### Data extract

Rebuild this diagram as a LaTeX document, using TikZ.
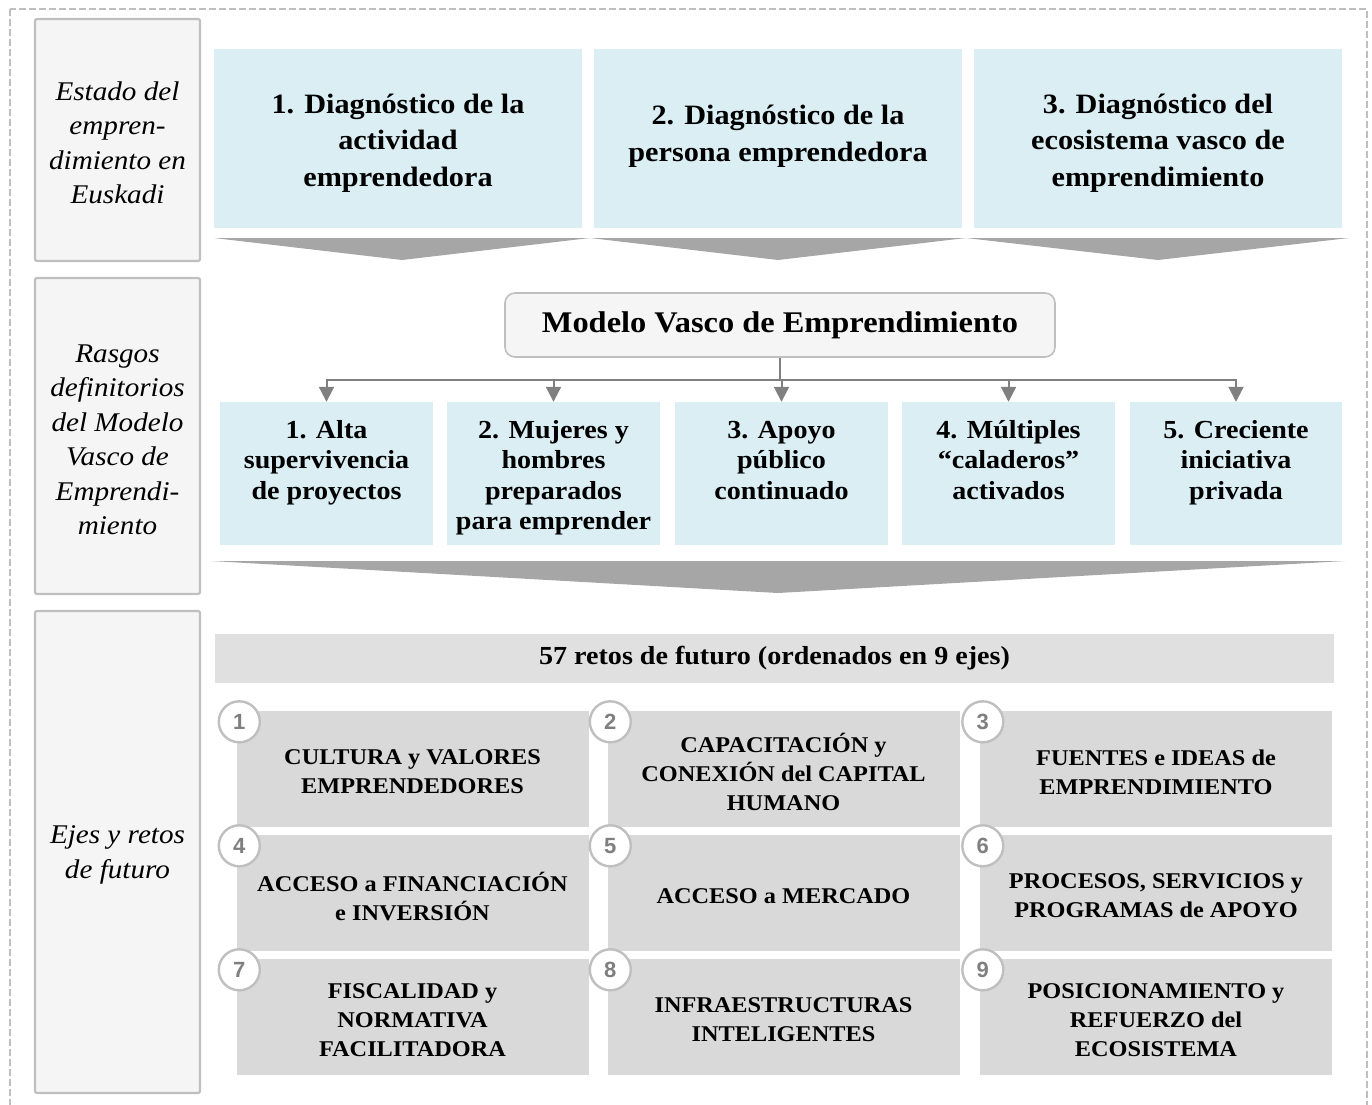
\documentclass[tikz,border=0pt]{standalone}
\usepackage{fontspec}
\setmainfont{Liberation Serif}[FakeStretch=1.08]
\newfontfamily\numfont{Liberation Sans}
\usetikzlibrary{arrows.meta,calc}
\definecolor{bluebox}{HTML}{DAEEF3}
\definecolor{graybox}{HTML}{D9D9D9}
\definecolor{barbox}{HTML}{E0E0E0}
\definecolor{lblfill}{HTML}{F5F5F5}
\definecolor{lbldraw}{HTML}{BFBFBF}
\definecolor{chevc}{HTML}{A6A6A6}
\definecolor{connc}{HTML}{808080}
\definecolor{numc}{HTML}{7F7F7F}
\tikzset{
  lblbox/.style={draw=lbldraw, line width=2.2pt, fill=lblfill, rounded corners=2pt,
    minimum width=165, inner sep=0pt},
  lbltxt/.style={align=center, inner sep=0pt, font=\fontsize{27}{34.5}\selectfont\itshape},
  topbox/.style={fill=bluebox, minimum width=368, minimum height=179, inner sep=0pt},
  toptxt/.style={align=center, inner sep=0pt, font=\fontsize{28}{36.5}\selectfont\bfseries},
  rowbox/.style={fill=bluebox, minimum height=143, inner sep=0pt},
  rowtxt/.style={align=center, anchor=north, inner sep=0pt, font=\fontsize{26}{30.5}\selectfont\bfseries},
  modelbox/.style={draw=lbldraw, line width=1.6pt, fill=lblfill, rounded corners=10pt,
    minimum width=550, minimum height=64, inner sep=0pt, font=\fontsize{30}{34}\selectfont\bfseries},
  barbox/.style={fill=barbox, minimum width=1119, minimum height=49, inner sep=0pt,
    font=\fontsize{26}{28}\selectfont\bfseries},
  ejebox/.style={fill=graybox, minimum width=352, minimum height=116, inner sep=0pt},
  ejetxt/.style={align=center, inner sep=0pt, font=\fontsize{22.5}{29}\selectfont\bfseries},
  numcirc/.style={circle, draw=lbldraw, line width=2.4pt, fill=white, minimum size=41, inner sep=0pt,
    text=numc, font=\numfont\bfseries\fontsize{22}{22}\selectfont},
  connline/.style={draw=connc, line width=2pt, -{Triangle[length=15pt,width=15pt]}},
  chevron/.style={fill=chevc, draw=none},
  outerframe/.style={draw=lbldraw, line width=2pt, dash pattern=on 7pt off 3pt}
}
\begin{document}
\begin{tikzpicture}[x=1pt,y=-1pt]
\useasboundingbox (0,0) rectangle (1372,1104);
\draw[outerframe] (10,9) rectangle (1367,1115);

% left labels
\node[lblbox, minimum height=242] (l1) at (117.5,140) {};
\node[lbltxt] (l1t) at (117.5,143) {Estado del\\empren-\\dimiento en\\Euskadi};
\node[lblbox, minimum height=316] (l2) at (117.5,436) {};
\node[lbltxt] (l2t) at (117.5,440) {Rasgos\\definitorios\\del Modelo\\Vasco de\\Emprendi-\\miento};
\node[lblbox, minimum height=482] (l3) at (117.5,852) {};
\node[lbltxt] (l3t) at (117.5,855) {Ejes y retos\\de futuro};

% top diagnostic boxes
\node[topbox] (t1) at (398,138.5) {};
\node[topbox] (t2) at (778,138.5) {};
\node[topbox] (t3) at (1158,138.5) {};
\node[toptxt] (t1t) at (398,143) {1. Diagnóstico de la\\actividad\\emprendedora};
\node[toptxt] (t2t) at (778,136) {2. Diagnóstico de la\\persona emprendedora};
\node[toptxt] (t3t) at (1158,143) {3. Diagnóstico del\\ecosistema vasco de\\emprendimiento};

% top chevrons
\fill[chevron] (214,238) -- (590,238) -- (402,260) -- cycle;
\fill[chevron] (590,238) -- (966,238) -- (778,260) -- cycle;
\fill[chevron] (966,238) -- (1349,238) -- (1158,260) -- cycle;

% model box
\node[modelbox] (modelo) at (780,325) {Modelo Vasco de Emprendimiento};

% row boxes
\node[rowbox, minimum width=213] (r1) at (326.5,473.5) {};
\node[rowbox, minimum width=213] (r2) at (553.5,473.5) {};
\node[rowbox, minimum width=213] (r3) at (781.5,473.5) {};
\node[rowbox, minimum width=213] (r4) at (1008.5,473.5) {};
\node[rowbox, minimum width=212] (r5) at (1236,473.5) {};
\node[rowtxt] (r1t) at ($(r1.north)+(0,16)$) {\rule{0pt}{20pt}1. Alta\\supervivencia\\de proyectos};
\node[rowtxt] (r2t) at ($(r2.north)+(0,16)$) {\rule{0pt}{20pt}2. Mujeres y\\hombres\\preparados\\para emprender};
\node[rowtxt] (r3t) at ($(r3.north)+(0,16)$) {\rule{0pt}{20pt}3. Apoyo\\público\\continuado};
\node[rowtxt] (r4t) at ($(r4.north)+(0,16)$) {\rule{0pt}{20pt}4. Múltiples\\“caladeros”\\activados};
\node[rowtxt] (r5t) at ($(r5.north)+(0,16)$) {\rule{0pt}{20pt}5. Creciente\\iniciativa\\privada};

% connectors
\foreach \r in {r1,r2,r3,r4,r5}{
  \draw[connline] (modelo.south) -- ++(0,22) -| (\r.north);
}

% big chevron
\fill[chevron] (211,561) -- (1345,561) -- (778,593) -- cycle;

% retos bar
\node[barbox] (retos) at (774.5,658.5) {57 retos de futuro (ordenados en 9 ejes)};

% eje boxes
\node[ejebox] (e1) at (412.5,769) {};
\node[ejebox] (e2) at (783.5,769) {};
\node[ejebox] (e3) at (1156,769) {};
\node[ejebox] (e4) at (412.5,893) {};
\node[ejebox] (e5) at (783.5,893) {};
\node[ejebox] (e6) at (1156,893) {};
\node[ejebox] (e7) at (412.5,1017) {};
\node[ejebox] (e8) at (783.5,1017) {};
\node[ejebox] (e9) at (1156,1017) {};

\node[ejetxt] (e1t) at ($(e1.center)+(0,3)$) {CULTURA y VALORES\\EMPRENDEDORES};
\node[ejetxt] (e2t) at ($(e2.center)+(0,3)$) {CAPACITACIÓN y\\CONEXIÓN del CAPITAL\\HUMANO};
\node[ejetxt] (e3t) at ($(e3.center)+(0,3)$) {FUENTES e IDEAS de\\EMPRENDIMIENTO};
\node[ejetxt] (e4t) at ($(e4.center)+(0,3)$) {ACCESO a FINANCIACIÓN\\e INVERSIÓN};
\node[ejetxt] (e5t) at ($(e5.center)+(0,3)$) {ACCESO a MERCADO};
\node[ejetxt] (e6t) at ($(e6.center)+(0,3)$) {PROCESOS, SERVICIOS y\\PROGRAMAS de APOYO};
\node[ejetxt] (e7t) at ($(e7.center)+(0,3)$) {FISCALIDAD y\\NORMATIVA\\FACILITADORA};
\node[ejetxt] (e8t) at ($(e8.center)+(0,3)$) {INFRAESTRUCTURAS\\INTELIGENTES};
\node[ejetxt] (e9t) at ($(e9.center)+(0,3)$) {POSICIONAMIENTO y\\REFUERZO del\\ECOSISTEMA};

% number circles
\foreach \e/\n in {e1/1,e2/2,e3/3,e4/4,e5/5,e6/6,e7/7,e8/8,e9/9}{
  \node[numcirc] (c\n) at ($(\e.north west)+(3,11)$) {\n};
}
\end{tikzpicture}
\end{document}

######
### Data extract

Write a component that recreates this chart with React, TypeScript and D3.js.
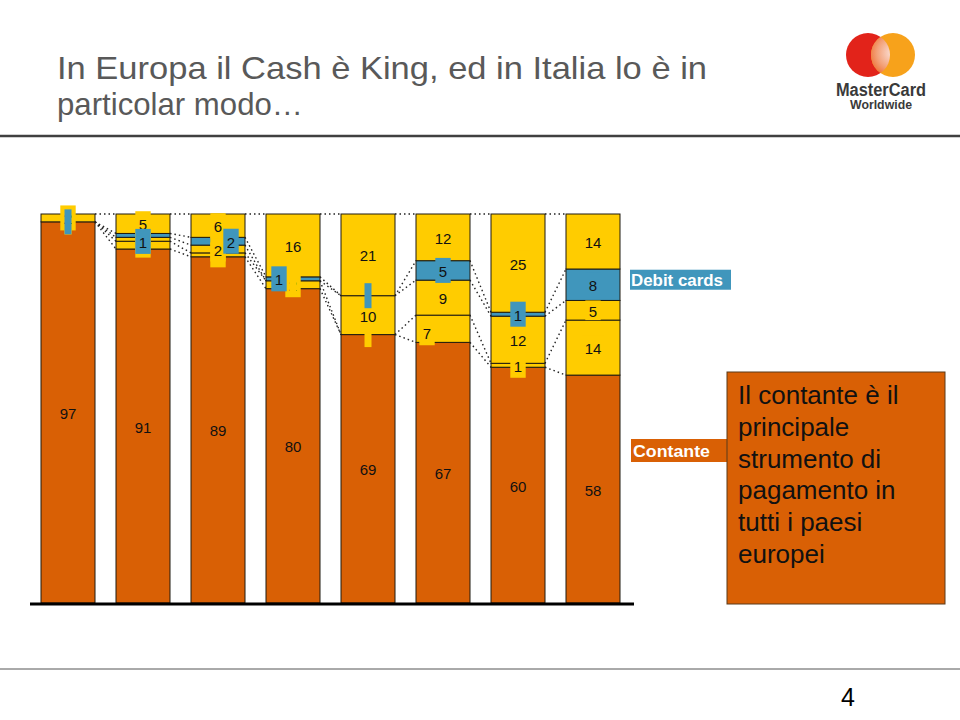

######
### Data extract

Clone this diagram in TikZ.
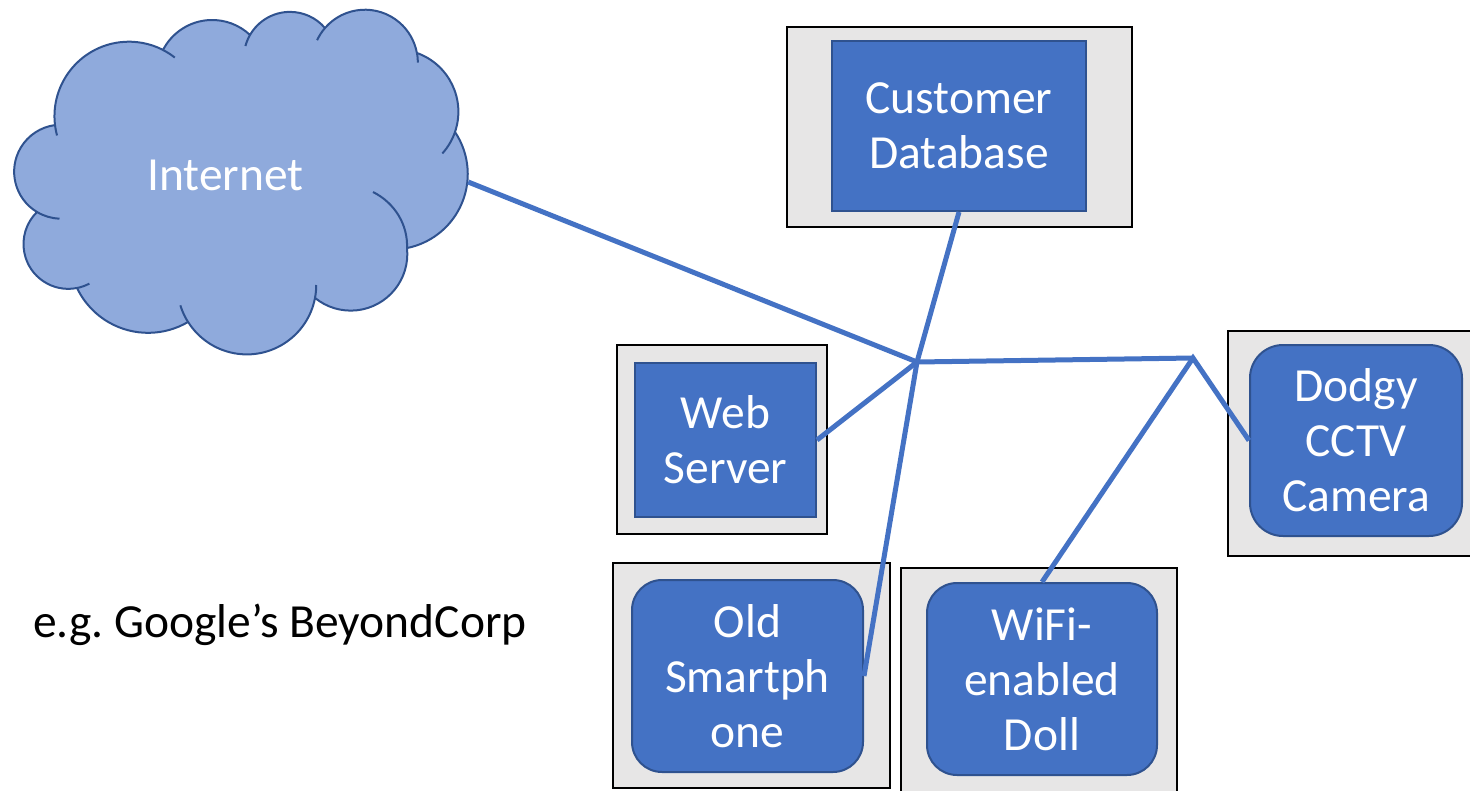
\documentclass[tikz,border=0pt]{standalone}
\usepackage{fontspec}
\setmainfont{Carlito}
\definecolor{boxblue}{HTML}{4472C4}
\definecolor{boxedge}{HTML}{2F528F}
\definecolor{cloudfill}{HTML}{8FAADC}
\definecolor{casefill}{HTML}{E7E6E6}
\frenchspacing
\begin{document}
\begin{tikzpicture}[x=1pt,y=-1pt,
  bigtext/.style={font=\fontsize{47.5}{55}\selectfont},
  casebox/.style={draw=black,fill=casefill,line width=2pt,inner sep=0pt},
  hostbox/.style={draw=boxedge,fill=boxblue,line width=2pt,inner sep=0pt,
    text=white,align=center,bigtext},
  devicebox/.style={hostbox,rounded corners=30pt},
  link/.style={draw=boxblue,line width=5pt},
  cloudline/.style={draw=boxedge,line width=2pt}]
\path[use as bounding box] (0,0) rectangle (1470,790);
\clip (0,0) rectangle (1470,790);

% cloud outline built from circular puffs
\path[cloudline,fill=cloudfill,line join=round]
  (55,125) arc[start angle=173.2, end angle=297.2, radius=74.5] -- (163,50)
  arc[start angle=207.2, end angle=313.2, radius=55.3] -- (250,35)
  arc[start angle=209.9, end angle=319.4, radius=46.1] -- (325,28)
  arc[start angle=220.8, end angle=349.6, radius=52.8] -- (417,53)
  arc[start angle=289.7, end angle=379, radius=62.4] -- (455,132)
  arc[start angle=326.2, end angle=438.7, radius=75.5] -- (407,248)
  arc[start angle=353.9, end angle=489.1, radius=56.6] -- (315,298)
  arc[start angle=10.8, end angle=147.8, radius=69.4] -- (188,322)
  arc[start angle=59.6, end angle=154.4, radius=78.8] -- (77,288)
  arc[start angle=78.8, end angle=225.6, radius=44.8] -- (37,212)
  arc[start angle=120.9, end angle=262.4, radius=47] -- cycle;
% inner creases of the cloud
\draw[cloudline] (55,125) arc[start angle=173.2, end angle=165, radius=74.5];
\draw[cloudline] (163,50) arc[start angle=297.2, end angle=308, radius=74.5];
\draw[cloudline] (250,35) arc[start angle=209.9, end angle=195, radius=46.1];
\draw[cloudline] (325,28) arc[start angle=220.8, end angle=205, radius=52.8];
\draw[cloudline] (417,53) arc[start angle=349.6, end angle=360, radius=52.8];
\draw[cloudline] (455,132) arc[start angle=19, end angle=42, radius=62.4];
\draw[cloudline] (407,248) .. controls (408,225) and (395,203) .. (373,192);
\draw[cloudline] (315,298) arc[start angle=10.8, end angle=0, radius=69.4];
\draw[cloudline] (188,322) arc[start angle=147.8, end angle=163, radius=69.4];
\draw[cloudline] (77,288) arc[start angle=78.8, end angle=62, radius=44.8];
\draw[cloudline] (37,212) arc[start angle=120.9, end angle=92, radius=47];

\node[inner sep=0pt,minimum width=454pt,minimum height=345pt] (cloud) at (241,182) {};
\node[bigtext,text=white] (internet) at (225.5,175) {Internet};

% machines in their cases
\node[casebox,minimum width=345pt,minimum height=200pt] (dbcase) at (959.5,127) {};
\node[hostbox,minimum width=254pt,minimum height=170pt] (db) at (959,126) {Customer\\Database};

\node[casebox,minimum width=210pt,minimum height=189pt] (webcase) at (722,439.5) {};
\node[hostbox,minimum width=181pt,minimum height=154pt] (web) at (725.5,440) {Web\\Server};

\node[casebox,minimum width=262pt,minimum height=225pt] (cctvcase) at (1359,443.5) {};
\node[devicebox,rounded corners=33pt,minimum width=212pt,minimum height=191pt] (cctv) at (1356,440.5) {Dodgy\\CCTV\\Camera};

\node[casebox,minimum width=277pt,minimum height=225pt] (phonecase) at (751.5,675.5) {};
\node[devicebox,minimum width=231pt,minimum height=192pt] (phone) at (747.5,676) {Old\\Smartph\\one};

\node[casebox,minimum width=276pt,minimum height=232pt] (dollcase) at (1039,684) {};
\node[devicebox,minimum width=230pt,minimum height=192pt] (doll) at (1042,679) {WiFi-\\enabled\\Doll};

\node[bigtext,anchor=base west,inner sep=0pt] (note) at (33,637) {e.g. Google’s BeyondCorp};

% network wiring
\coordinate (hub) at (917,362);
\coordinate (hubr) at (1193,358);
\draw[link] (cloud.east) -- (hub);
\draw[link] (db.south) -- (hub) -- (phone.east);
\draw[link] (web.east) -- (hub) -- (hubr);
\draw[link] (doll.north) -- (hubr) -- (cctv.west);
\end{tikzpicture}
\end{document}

######

What is expected
Copy out every line that includes the word "diagram".

Solution
Rebuild this diagram as a LaTeX document, using TikZ.
Clone this diagram in TikZ.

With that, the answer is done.